Libya has money to cover spending needs: minister

TRIPOLI : - Libya’s economy minister said Thursday that disruptions to the country’s oil production by protesters will hurt the economy but that the government has sufficient resources to meet its outlays. Moustapha Abou Fnas was speaking two days after the International Monetary Fund forecast GDP would fall by 5.1 percent this year because of the disruption and that the government would suffer a budget deficit. Without giving precise figures, he said “the petroleum crisis will certainly have negative effects on the economy, but will not affect government spending,” such as on salaries. “The state has other resources” to cover the deficit gap, he told a press conference, without elaborating.

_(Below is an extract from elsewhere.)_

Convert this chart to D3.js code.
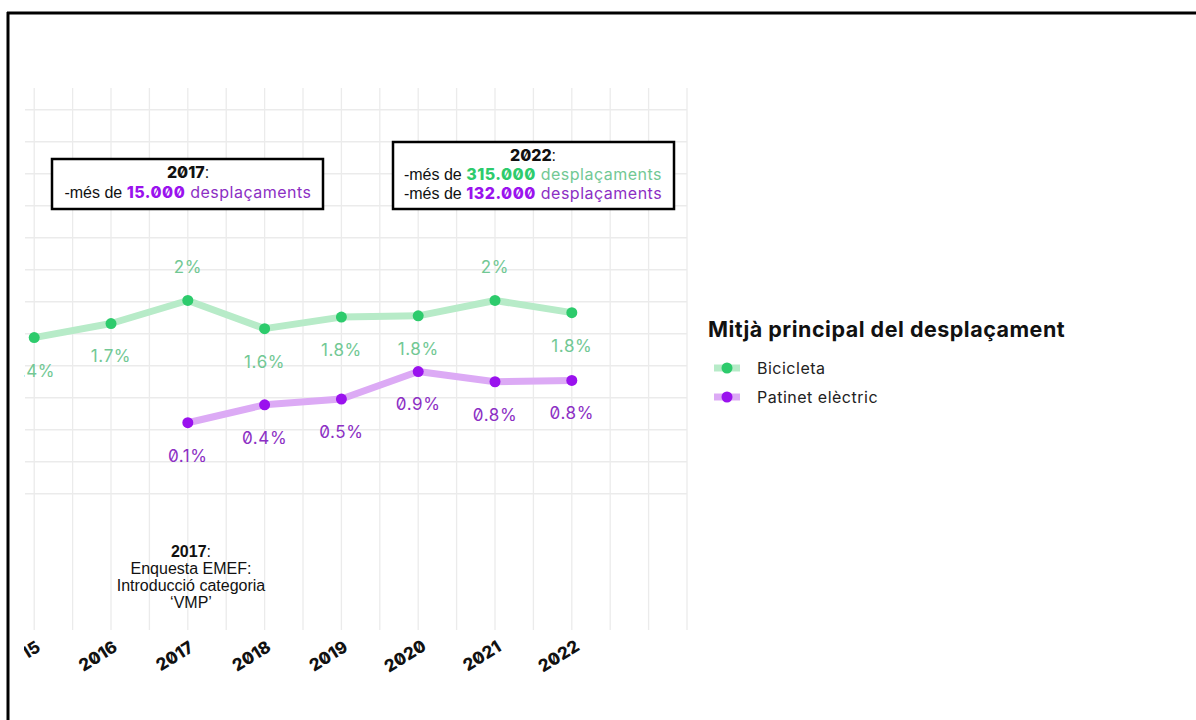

Protesters demanding a fairer distribution of resources and jobs, have been blocking oil fields and export terminals.
Current output is estimated to have dropped to 250,000 barrels per day from 1.5 million bpd before the protests erupted in July, an official at Libya’s National Oil Co told AFP last week.

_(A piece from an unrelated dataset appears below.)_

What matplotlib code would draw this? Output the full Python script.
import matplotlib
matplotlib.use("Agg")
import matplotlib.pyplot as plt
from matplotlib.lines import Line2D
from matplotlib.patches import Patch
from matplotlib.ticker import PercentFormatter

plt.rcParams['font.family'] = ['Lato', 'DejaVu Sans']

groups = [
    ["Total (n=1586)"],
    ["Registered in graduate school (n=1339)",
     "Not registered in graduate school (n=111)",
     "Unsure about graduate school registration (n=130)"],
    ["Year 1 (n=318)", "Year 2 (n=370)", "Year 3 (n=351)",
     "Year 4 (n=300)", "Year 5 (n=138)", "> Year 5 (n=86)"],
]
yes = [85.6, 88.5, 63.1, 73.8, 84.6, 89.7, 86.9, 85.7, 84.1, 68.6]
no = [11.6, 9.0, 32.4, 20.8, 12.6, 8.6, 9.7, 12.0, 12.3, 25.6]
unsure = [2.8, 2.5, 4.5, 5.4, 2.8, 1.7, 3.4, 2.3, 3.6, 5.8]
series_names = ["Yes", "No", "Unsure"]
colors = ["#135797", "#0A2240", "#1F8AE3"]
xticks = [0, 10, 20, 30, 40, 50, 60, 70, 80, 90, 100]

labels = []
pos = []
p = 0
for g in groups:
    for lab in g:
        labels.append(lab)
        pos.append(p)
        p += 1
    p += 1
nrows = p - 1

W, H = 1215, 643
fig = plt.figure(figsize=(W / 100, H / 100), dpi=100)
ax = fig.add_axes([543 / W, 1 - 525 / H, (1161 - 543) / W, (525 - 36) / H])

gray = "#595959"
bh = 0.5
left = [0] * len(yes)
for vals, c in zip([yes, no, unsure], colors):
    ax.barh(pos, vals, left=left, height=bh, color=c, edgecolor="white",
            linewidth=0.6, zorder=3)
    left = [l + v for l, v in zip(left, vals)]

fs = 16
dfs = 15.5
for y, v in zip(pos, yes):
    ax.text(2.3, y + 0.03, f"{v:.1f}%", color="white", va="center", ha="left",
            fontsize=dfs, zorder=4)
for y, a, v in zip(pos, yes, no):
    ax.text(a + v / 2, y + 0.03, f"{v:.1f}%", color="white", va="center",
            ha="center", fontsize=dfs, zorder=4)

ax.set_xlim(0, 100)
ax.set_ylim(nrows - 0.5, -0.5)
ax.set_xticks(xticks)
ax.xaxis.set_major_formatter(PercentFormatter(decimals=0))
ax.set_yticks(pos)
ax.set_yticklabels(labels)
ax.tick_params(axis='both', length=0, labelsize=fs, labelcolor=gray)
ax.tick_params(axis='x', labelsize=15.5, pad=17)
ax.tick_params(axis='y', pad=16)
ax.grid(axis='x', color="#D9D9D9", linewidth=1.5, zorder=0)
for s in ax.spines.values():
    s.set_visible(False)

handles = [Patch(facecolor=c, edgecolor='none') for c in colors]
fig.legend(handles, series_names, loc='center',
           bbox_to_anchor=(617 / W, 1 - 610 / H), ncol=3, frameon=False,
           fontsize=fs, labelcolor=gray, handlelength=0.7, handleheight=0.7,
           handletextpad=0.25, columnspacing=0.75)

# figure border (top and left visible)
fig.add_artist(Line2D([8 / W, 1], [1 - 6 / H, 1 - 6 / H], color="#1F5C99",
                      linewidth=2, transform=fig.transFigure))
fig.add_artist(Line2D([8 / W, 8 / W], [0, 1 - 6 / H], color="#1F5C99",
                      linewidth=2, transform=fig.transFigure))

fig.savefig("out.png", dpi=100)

Abou Fnas said these problems had cost the economy 8 billion dinars ($6 billion/4.5 billion euros) since they erupted.
That contrasted with recent claims by MP Souleiman Kajem that the losses exceeded $13 billion.
Economic growth in the North Africa country surged by 104.5 percent last year, compensating for a massive contraction of 62.1 percent in 2011, the year dictator Moamer Kadhafi was toppled.